Libertà, fraternità e diversità: la rivoluzione di Francesco
“Le persone omosessuali hanno il diritto di essere in una famiglia”, le parole di papa Francesco le aspettavo (insperate) da anni. Pronunciate così, da un padre ispirato da un amore che si estende a tutti. Il mio primo pensiero è andato ai ragazzi e alle ragazze, a quelli che hanno trovato le parole per dire al mondo la propria omosessualità e a quelli che ancora non le hanno trovate. A quelli che in famiglia hanno ricevuto rifiuti e talvolta vere e proprie persecuzioni. Alle famiglie, anche le più vicine alle esperienze cattoliche, che spesso non si sono sentite accolte e capite quando uno dei loro figli ha avviato una relazione con una persona dello stesso genere. Famiglie che spesso hanno sofferto più del giudizio dei benpensanti che delle scelte dei loro figli. Quanta inutile sofferenza produce il nostro giudicare le vite degli altri.
Il mio pensiero è anche andato a Maurizio, incantevole vicino di casa, morto di cancro la scorsa settimana. Si sarebbe certamente fatto una sonora e compiaciuta risata, sentendo la notizia dai telegiornali nazionali. Ha lasciato solo Giorgio, il suo compagno di una vita. Si erano uniti con patto civile qualche anno fa, approfittando tra i primi della legge sulle unioni civili approvata in Italia. Un atto pubblico che non aveva fatto altro che suggellare il sentimento e la storia di trenta anni insieme. E che ha consentito a Giorgio di accompagnarlo fino alle ultime ore di vita. Quando penso all’amore tra due persone, penso a loro. A quella dedizione, a quella scanzonata e irriverente confidenza, che chiamiamo amore. Il mio pensiero è andato anche ai tanti amici preti e consacrati che ancora tengono nascosta sotto chiave la loro più intima natura.
“Le persone omosessuali – dice papa Francesco – hanno il diritto di essere in una famiglia. Sono figli di Dio e hanno diritto a una famiglia. Nessuno dovrebbe essere estromesso o reso infelice per questo”. Sono parole capaci di spostare in avanti le lancette della storia di qualche secolo e di tramutare un sentimento popolare fatto di polverose e sedimentate ansie collettive. Ho riguardato decine di volte il brano del documentario in uscita in questi giorni per la Festa di Roma, firmato da Evgeny Afineevsky e girato già lo scorso anno, da cui quelle parole sono tratte.
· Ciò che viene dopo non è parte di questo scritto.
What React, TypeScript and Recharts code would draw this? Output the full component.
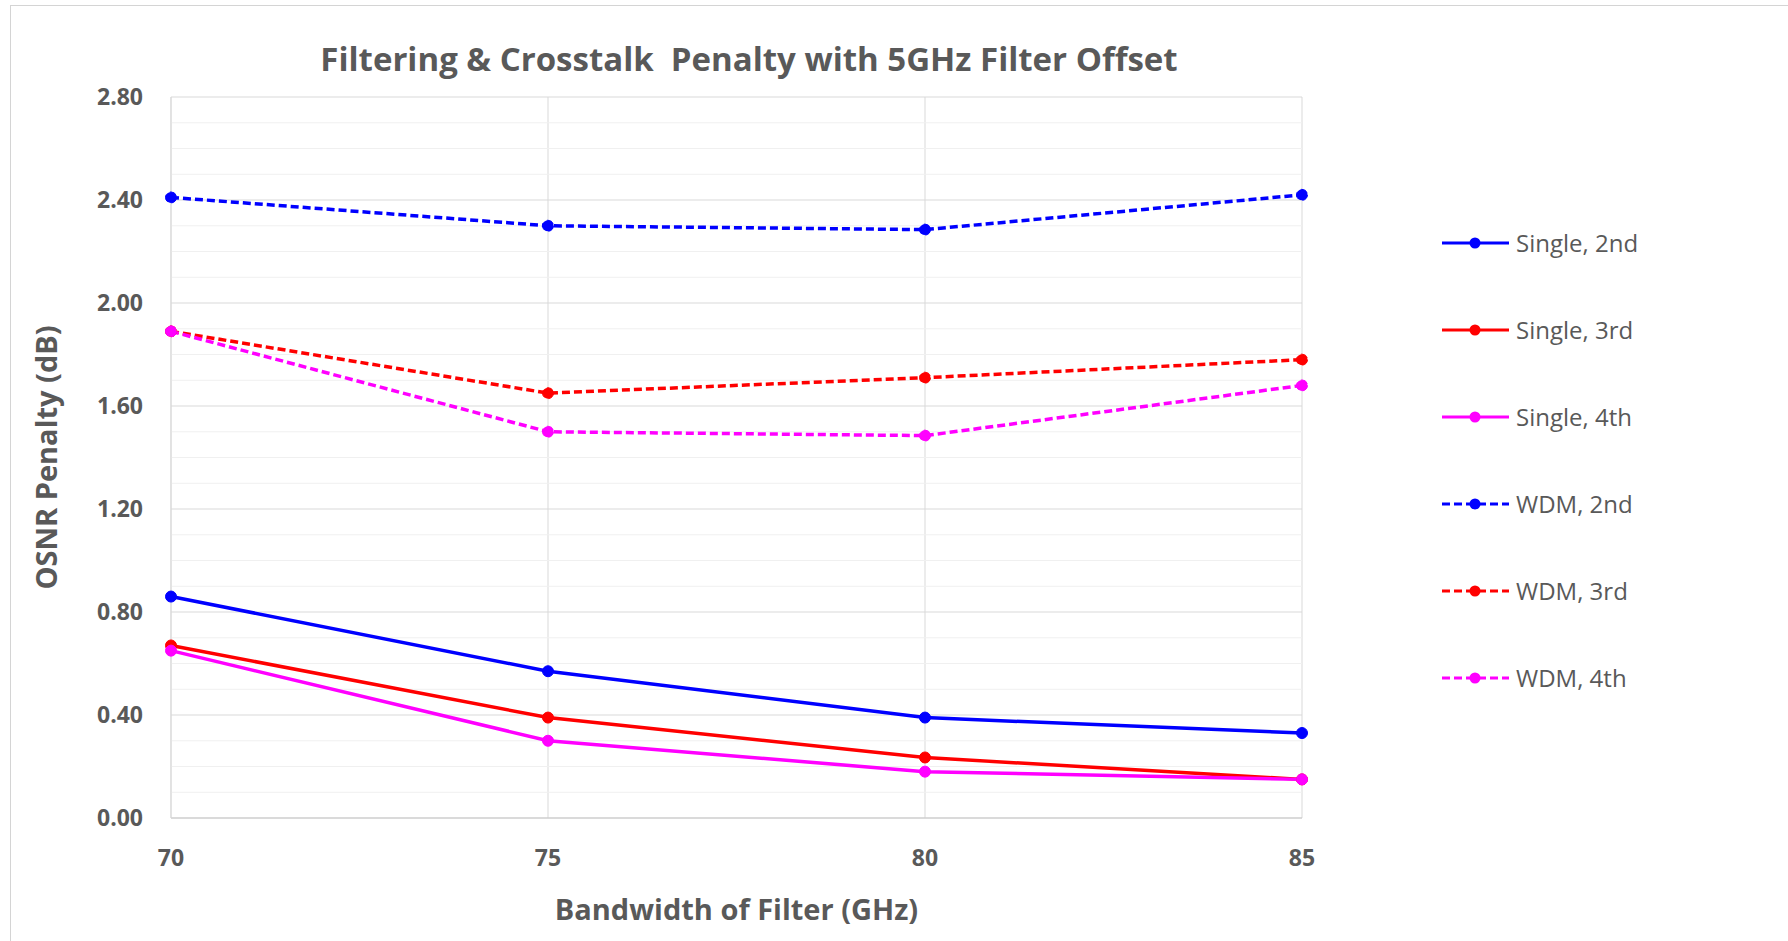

Non mi appassionano affatto le riflessioni su fin dove si è spinto il papa con le sue parole e dove invece lo hanno condotto con sapienti tagli e accostamenti di frasi i curatori del filmato. Lascio ad altri l’esegesi del video e le controversie interpretative. Una cosa mi pare assolutamente evidente e inconfutabile: papa Francesco parla con una tenerezza che la Chiesa non aveva mai mostrato prima nei suoi rappresentanti più in vista. Parla il linguaggio dell’amore, come da uomo che fuori dai percorsi già tracciati ha incontrato umanità e sapienza.
Francesco parla nella sua lingua madre, parla senza imbarazzi né pruderie, da uomo risolto, da papa “arrivato dall’altra parte del mondo”, che sa bene che quello che sta dicendo non ha nulla di nuovo, né di rivoluzionario. Ogni persona ha diritto a una famiglia, ha diritto a vivere amando riamata da chi ama. E poi ha diritto ad essere protetta da leggi che prevedano tutele, garanzie, diritti.
Il mio pensiero va ai bambini e alle bambine che forse cresceranno in un mondo dove tutto questo sarà finalmente normale e ci saremo tutti dimenticati cosa fosse la Chiesa prima di queste parole.